While the George V is definitely luxury, it's a more approachable luxury than Le Meurice if you're not a paying guest. Dine in the courtyard at Le Cinq or simply go just to view Jeff Leatham's incredible floral displays. The hotel has a monthly budget of something like 80,000€ for flowers alone. The hotel particularly comes to life during the Christmas holiday season. Take a stroll up the street when you're done admiring the flowers to the Louis Vuitton flagship store. Floor upon floor of accessories that make for great window shopping even if you're not in the market for a new purse. If you are, however, keep in mind that the prices are currently much cheaper than what you will find here in the States. If you purchase something, they will monogram the item for free and take you to the top floor to give it to the craftsman. Picking out the font and color is fun and definitely a nice touch.

I used to hate macarons.

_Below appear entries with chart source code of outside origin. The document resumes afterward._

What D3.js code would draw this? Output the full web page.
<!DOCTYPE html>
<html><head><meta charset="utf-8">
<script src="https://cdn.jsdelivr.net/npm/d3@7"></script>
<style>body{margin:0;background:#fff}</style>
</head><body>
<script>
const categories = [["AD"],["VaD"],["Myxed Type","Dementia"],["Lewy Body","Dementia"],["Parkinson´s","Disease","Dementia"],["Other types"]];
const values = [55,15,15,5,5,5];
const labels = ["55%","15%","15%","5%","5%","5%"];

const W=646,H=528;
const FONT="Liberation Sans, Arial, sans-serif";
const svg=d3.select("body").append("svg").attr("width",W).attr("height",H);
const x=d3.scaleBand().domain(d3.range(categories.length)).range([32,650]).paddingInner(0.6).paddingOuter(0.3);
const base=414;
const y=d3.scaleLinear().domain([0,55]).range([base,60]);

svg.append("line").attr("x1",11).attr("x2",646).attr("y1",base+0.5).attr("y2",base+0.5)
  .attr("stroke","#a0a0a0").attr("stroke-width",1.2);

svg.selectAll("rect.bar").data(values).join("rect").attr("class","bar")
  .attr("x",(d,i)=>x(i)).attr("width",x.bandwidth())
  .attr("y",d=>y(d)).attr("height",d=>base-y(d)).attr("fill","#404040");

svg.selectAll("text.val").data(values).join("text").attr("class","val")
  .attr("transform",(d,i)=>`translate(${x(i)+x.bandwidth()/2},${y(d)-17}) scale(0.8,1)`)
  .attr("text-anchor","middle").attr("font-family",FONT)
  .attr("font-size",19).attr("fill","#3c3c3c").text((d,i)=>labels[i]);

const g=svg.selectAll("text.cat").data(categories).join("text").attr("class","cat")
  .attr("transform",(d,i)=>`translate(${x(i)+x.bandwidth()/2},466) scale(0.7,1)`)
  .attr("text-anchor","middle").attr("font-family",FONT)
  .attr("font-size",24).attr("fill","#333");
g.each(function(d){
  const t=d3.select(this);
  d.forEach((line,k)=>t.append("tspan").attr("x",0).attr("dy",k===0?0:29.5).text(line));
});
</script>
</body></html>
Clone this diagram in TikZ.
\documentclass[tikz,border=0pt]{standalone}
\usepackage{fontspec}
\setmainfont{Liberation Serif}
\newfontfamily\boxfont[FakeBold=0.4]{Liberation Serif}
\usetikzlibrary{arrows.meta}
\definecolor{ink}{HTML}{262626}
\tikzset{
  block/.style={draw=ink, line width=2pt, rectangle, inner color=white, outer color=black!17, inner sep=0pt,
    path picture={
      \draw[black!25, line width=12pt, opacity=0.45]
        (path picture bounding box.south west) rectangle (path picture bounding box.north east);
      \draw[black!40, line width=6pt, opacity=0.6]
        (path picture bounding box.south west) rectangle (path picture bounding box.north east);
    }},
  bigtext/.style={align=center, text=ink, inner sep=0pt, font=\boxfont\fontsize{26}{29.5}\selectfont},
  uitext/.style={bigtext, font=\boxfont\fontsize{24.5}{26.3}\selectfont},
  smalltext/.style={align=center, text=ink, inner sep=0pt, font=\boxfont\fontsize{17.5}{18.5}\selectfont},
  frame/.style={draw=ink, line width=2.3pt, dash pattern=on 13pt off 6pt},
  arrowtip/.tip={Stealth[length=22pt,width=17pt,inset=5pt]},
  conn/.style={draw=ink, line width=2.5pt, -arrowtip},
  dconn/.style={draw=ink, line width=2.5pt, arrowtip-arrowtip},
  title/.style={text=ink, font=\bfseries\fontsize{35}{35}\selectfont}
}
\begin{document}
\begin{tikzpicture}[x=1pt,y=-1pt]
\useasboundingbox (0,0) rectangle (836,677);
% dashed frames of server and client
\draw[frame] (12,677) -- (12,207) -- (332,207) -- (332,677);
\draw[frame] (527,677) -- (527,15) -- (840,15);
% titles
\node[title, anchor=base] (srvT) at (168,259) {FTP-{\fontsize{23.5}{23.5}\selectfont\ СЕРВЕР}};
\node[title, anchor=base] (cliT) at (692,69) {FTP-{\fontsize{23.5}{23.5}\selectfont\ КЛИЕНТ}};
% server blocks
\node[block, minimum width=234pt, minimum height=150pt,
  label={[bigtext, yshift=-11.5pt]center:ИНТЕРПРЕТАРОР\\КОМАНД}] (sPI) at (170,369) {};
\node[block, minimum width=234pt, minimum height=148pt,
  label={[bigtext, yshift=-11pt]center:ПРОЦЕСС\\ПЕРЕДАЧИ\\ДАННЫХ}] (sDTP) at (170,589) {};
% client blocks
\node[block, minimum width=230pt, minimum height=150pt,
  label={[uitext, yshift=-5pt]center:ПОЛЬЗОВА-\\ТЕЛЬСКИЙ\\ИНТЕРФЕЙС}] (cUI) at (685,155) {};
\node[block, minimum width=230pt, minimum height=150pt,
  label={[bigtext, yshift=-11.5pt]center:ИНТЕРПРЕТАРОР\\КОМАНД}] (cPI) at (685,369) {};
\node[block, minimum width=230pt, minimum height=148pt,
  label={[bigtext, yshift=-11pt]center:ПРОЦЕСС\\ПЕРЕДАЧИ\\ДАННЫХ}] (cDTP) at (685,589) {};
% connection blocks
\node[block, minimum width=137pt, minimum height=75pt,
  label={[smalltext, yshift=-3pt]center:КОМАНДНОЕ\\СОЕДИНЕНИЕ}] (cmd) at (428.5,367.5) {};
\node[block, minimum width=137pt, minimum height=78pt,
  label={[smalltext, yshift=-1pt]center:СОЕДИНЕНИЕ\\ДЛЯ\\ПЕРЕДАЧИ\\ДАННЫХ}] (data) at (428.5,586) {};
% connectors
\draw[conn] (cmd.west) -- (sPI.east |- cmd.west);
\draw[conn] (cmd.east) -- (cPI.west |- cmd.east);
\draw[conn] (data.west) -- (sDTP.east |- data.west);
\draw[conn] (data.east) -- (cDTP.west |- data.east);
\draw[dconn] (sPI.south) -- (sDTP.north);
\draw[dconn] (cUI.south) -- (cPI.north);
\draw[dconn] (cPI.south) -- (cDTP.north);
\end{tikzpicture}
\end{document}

Ok, hate may be a strong word, but I just didn't understand the appeal of them. Then the Hotel Hermitage in Monaco sent a box of Ladurée to my room and they caught my attention. I visited the shop as soon as I got to Paris and haven't looked back. The box and packaging alone makes it a worthwhile visit as they make beautiful gifts.

Once your feet are not doubt aching after the above list, my biggest recommendation is to just pause and take it all in. The sights, the sounds, the smells. All of them are uniquely Paris. The best way to do this is to sit at a café with a glass of wine or a cappuccino on any street. Remember all that “culture” you were adverse to? By sitting at that café and people watching, you are unknowingly experiencing one of the best things about French culture. C’est la vie!